Check the battery arrangement as well. Solar-assisted cassettes are common, but the helmet may still use replaceable batteries. A replaceable battery is straightforward to maintain and avoids losing a working helmet to a depleted sealed cell. Whichever system is chosen, include battery checks in planned equipment inspections rather than discovering the issue during a shutdown repair.
Shell design, headgear and real comfort
A high-spec lens cannot compensate for a helmet that will not stay in position. Headgear should offer adjustment for head size, crown height, tilt and forward-back balance. The helmet should settle securely when lowered without excessive tightening at the forehead.
Weight needs to be considered with balance. A very light shell with poor support can still create neck fatigue, while a slightly heavier helmet that sits close to the head may feel more stable over a full shift. Try the helmet in the working position, not just raised. Check clearance around safety glasses, hearing protection and respiratory equipment where used.
Shell material and shape affect durability and access. A compact shell can be easier to use in confined or restricted positions. A broader shell may provide better side coverage and protection from spatter. For high-heat or heavy fabrication environments, look for a shell designed to withstand the duty cycle, regular spatter and workshop handling expected of it.
Do not overlook consumables. Front cover lenses are sacrificial items and should be easy to source and replace. A scratched outer cover quickly reduces contrast and can make a good cassette appear poor. Keep clean replacement covers available at the welding station and replace them before visibility becomes compromised.
Match the helmet to the process
The best helmet specification depends on the work. A fabrication company primarily running MIG on jigs needs dependable arc sensing, a durable shell, sensible shade coverage and headgear that remains comfortable through repetitive work. A welder carrying out precision TIG on thin material should place more emphasis on optical class, low-amperage sensitivity and true-colour visibility.
Maintenance work introduces different priorities. The helmet may be used outdoors, in variable light, around painted or corroded steel, and in positions where the sensors are partly obstructed.
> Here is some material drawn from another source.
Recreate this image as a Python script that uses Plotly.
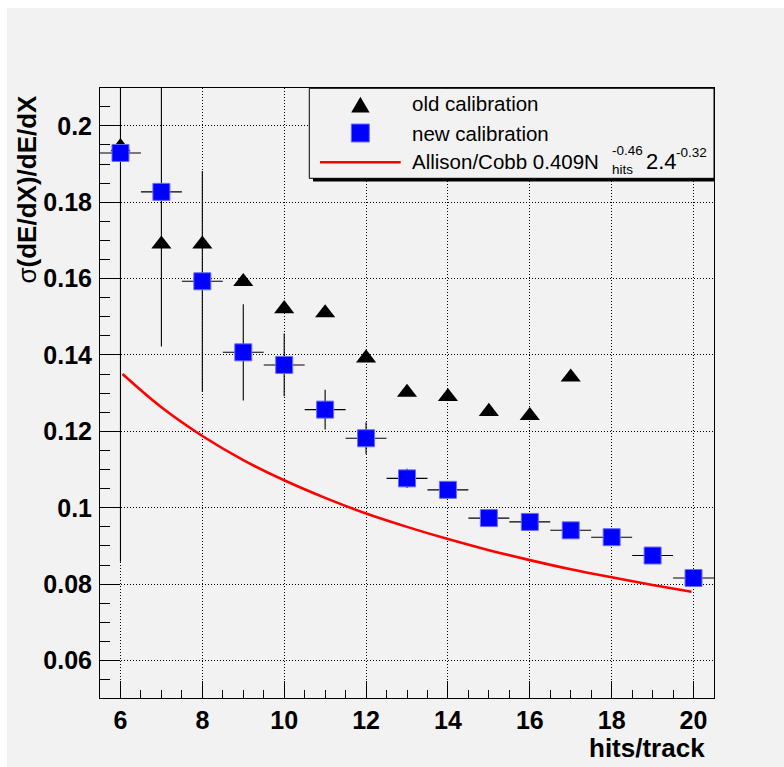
import plotly.graph_objects as go

# ---------------- data ----------------
old_x = [6, 7, 8, 9, 10, 11, 12, 13, 14, 15, 16, 17]
old_y = [0.1945, 0.1690, 0.1690, 0.1592, 0.1521, 0.1510, 0.1392, 0.1302, 0.1291, 0.1252, 0.1241, 0.1342]

new_x = [6, 7, 8, 9, 10, 11, 12, 13, 14, 15, 16, 17, 18, 19, 20]
new_y = [0.1929, 0.1827, 0.1593, 0.1407, 0.1374, 0.1257, 0.1182, 0.1077, 0.1047, 0.0973,
         0.0963, 0.0941, 0.0923, 0.0875, 0.0816]
new_yerr = [0.107, 0.0405, 0.0289, 0.0126, 0.0082, 0.0052, 0.0042, 0.0025, 0.0018, 0.0016,
            0.0015, 0.0014, 0.0013, 0.0012, 0.0011]
new_xerr = [0.5] * 15

fit_x = [6.05, 7, 8, 9, 10, 11, 12, 13, 14, 15, 16, 17, 18, 19, 19.95]
fit_y = [0.1350, 0.1263, 0.1188, 0.1125, 0.1072, 0.1026, 0.0985, 0.0950, 0.0918, 0.0889,
         0.0863, 0.0839, 0.0818, 0.0798, 0.0780]

x_tickvals = [6, 8, 10, 12, 14, 16, 18, 20]
x_ticktext = ["6", "8", "10", "12", "14", "16", "18", "20"]
y_tickvals = [0.06, 0.08, 0.10, 0.12, 0.14, 0.16, 0.18, 0.20]
y_ticktext = ["0.06", "0.08", "0.1", "0.12", "0.14", "0.16", "0.18", "0.2"]

legend_labels = ["old calibration", "new calibration", "Allison/Cobb 0.409N"]

# ---------------- styling ----------------
BG = "#f2f2f2"
FONT = "Liberation Sans"
W, H = 784, 767
L, R, T, B = 100, 70, 88, 69
PW, PH = W - L - R, H - T - B


def px(x):
    return (x - L) / PW


def py(y):
    return (H - B - y) / PH


fig = go.Figure()

# fit curve
fig.add_trace(go.Scatter(x=fit_x, y=fit_y, mode="lines", line=dict(color="#ff0000", width=2.6, shape="spline"),
                         showlegend=False, hoverinfo="skip"))
# old calibration
fig.add_trace(go.Scatter(x=old_x, y=old_y, mode="markers",
                         marker=dict(symbol="triangle-up", size=17.5, color="black", line=dict(width=0)),
                         showlegend=False))
# new calibration
fig.add_trace(go.Scatter(x=new_x, y=new_y, mode="markers",
                         marker=dict(symbol="square", size=17, color="#0000ff", line=dict(color="#6a6aff", width=1)),
                         error_y=dict(type="data", array=new_yerr, color="black", thickness=1.1, width=0),
                         error_x=dict(type="data", array=new_xerr, color="black", thickness=1.1, width=0),
                         showlegend=False, cliponaxis=True))

# invisible trace to activate pixel-coordinate overlay axes for the legend box
fig.add_trace(go.Scatter(x=[L], y=[T], xaxis="x2", yaxis="y2", mode="markers",
                         marker=dict(size=1, opacity=0), showlegend=False, hoverinfo="skip"))

shapes = [
    # canvas grey area
    dict(type="rect", xref="paper", yref="paper", x0=px(7), x1=px(784), y0=py(767), y1=py(8),
         fillcolor=BG, line=dict(width=0), layer="below"),
    # legend shadow
    dict(type="rect", xref="x2", yref="y2", x0=313, x1=717.5, y0=92, y1=181.5,
         fillcolor="black", line=dict(width=0), layer="above"),
    # legend box
    dict(type="rect", xref="x2", yref="y2", x0=309.3, x1=714, y0=88.3, y1=178.3,
         fillcolor=BG, line=dict(color="black", width=1), layer="above"),
    # legend symbols
    dict(type="path", xref="x2", yref="y2", path="M 351.2,112.6 L 369.6,112.6 L 360.4,96.8 Z",
         fillcolor="black", line=dict(width=0), layer="above"),
    dict(type="rect", xref="x2", yref="y2", x0=351.3, x1=369.3, y0=124, y1=142,
         fillcolor="#0000ff", line=dict(color="#6a6aff", width=1), layer="above"),
    dict(type="line", xref="x2", yref="y2", x0=320, x1=400.7, y0=162.3, y1=162.3,
         line=dict(color="#ff0000", width=2.6), layer="above"),
]

ann = []
lf = dict(family=FONT, size=20.5, color="black")
sf = dict(family=FONT, size=13.5, color="black")
ann.append(dict(xref="x2", yref="y2", x=410, y=103.5, text=legend_labels[0], showarrow=False,
                xanchor="left", yanchor="middle", font=lf))
ann.append(dict(xref="x2", yref="y2", x=410, y=133, text=legend_labels[1], showarrow=False,
                xanchor="left", yanchor="middle", font=lf))
ann.append(dict(xref="x2", yref="y2", x=410, y=161.3, text=legend_labels[2], showarrow=False,
                xanchor="left", yanchor="middle", font=lf))
ann.append(dict(xref="x2", yref="y2", x=609.5, y=150.3, text="-0.46", showarrow=False,
                xanchor="left", yanchor="middle", font=sf))
ann.append(dict(xref="x2", yref="y2", x=609.5, y=169.3, text="hits", showarrow=False,
                xanchor="left", yanchor="middle", font=sf))
ann.append(dict(xref="x2", yref="y2", x=643.5, y=161.3, text="2.4", showarrow=False,
                xanchor="left", yanchor="middle", font=dict(family=FONT, size=22, color="black")))
ann.append(dict(xref="x2", yref="y2", x=673.5, y=152.6, text="-0.32", showarrow=False,
                xanchor="left", yanchor="middle", font=sf))

# axis titles
ann.append(dict(xref="paper", yref="paper", x=px(26), y=py(93),
                text="<span style='font-weight:normal'>σ</span>(dE/dX)/dE/dX", textangle=-90,
                showarrow=False, xanchor="center", yanchor="top",
                font=dict(family=FONT, size=26, color="black", weight="bold")))
ann.append(dict(xref="paper", yref="paper", x=px(707), y=py(747.5), text="hits/track",
                showarrow=False, xanchor="right", yanchor="middle",
                font=dict(family=FONT, size=26, color="black", weight="bold")))

tickfont = dict(family=FONT, size=25, color="black", weight="bold")

fig.update_layout(
    width=W, height=H,
    margin=dict(l=L, r=R, t=T, b=B, pad=0),
    paper_bgcolor="white",
    plot_bgcolor=BG,
    shapes=shapes,
    annotations=ann,
    xaxis=dict(range=[5.5, 20.5], tickvals=x_tickvals, ticktext=x_ticktext,
               ticks="inside", ticklen=17, tickwidth=1, tickcolor="black",
               minor=dict(dtick=0.5, tick0=5.5, ticks="inside", ticklen=8, tickwidth=1, tickcolor="black",
                          showgrid=False),
               showgrid=True, gridcolor="black", gridwidth=1, griddash="1px,2px",
               showline=True, linecolor="black", linewidth=1, mirror=True,
               zeroline=False, tickfont=tickfont, ticklabelstandoff=0, fixedrange=True),
    yaxis=dict(range=[0.0502, 0.2099], tickvals=y_tickvals, ticktext=y_ticktext,
               ticks="inside", ticklen=20, tickwidth=1, tickcolor="black",
               minor=dict(dtick=0.005, tick0=0, ticks="inside", ticklen=10, tickwidth=1, tickcolor="black",
                          showgrid=False),
               showgrid=True, gridcolor="black", gridwidth=1, griddash="1px,2px",
               showline=True, linecolor="black", linewidth=1, mirror=True,
               zeroline=False, tickfont=tickfont, ticklabelstandoff=2, fixedrange=True),
    xaxis2=dict(range=[L, W - R], overlaying="x", visible=False, fixedrange=True),
    yaxis2=dict(range=[H - B, T], overlaying="y", visible=False, fixedrange=True),
)

fig.write_html("out.html")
Four sensors, a secure fit and controls that can be adjusted without delay are often worth the additional spend. For occasional site welding, durability and a straightforward interface may matter more than advanced fine-tuning.
For teams buying several helmets, standardisation has practical value. Common cover lenses, batteries, headgear parts and operating controls simplify stores management and make it easier to train new staff. ProWeld buyers should assess the total cost of keeping the helmet in service, not only the purchase price.
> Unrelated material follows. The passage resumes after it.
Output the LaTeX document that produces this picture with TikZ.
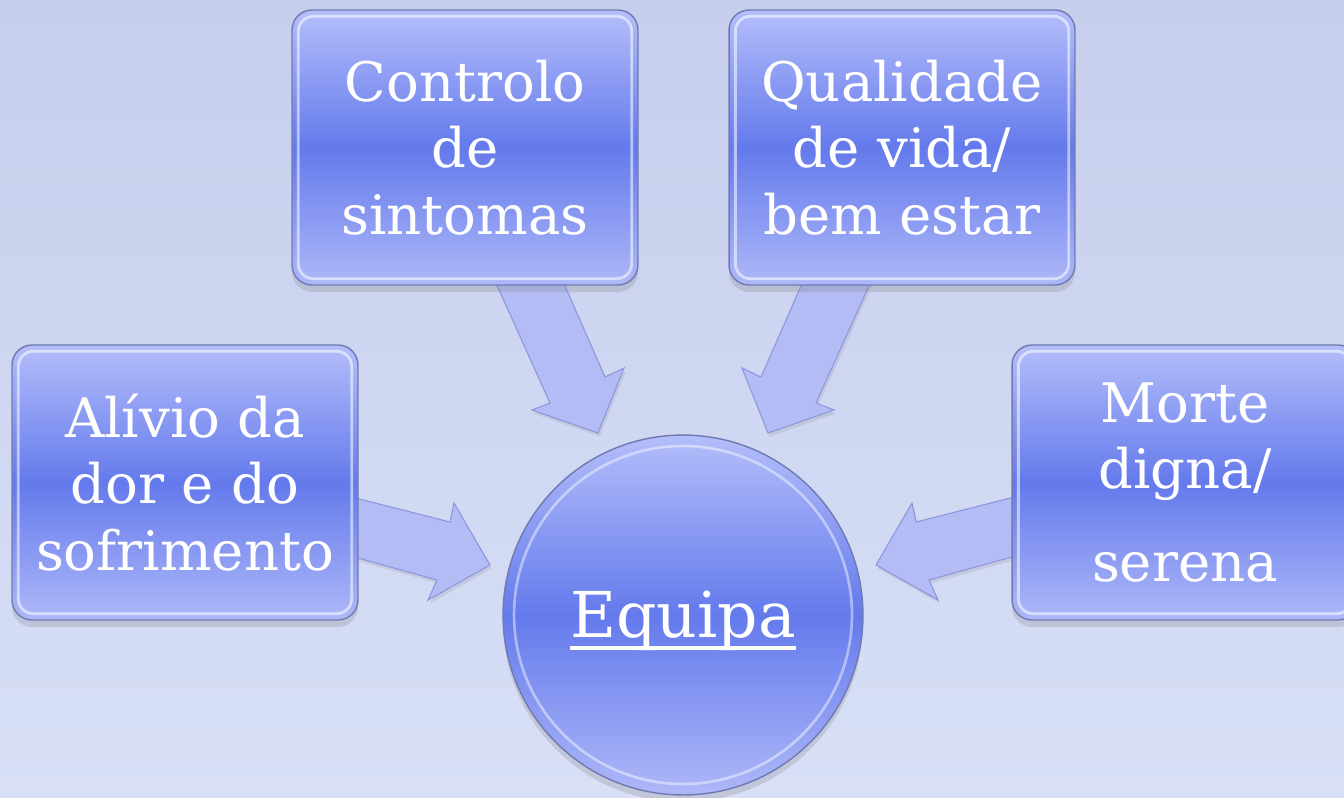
\documentclass[tikz,border=0pt]{standalone}
\usepackage{fontspec}
\setmainfont{DejaVu Serif}
\usetikzlibrary{shadows}
\definecolor{bgtop}{RGB}{198,206,236}
\definecolor{bgbot}{RGB}{216,223,247}
\definecolor{boxtop}{RGB}{180,190,250}
\definecolor{boxmid}{RGB}{100,122,236}
\definecolor{boxbot}{RGB}{174,184,248}
\definecolor{boxedge}{RGB}{112,122,178}
\definecolor{arrfill}{RGB}{180,188,246}
\definecolor{arredge}{RGB}{140,150,220}
\newcommand\myul[1]{\setbox0\hbox{#1}\rlap{\rule[-7pt]{\wd0}{2.4pt}}\box0}
\begin{document}
\begin{tikzpicture}[x=0.02cm,y=-0.02cm,
  stepbox/.style={rectangle, rounded corners=0.4cm, minimum width=6.92cm, minimum height=5.5cm,
    top color=boxtop, bottom color=boxbot, middle color=boxmid, draw=boxedge, line width=0.8pt,
    text=white, align=center, font=\fontsize{31}{38}\selectfont,
    drop shadow={shadow xshift=0pt, shadow yshift=-4pt, opacity=0.25}},
  boxhl/.style={draw=white, opacity=0.55, line width=1.6pt, rounded corners=0.3cm},
  hub/.style={circle, minimum size=7.2cm, inner sep=0pt,
    top color=boxtop, bottom color=boxbot, middle color=boxmid, draw=boxedge, line width=0.8pt,
    text=white, font=\fontsize{36}{44}\selectfont,
    drop shadow={shadow xshift=0pt, shadow yshift=-4pt, opacity=0.25}},
  blockarrow/.style={fill=arrfill, draw=arredge, line width=0.6pt, line join=miter,
    drop shadow={shadow xshift=1pt, shadow yshift=-2pt, opacity=0.18}}]
\useasboundingbox (0,0) rectangle (1344,797);
\clip (0,0) rectangle (1344,797);
\fill[top color=bgtop, bottom color=bgbot] (0,0) rectangle (1344,797);

% block arrows
\path[blockarrow] (490,270) -- (550,403) -- (532,410) -- (598,433) -- (624,368) -- (605,377) -- (558,270) -- cycle;
\path[blockarrow] (876,270) -- (816,403) -- (834,410) -- (768,433) -- (742,368) -- (761,377) -- (808,270) -- cycle;
\path[blockarrow] (340,494) -- (450,522) -- (454,503) -- (490,565) -- (428,600) -- (437,580) -- (340,553) -- cycle;
\path[blockarrow] (1026,494) -- (916,522) -- (912,503) -- (876,565) -- (938,600) -- (929,580) -- (1026,553) -- cycle;

% boxes
\node[stepbox] (ctl) at (465,147.5) {Controlo\\de\\sintomas};
\node[stepbox] (qv) at (902,147.5) {Qualidade\\de vida/\\bem estar};
\node[stepbox] (al) at (185,482.5) {Alívio da\\dor e do\\sofrimento};
\node[stepbox] (md) at (1185,482.5) {Morte\\digna/\\[15pt]serena};
\foreach \n in {ctl,qv,al,md}
  \draw[boxhl] ([shift={(7,7)}]\n.north west) rectangle ([shift={(-7,-7)}]\n.south east);

% hub
\node[hub] (eq) at (683,615) {\raisebox{-3.5pt}[\height][\depth]{\myul{Equipa}}};
\draw[white, opacity=0.45, line width=1.5pt] (eq.center) circle[radius=3.38cm];
\end{tikzpicture}
\end{document}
Checks before putting a helmet into service
Before use, inspect the shell for cracks, check the headgear adjustment and confirm the cover lenses are clean. Test the darkening function using the manufacturer-approved test method. Verify that the selected shade, sensitivity and delay are appropriate for the task, and make sure the helmet is compatible with other required PPE.
Keep the cassette clean and protect it from unnecessary heat, moisture and impact when it is not in use. If the lens flickers, fails to darken consistently, has a damaged display or gives the operator eye discomfort, remove it from service until it has been checked. A helmet is safety equipment, not an item to keep using until it finally stops working.
A well-chosen auto darkening helmet should disappear from the welder’s attention once the arc is struck. If it provides a clear view, stays comfortable, responds reliably and suits the process at hand, it is doing the job that matters: helping skilled work stay accurate from first tack to final pass.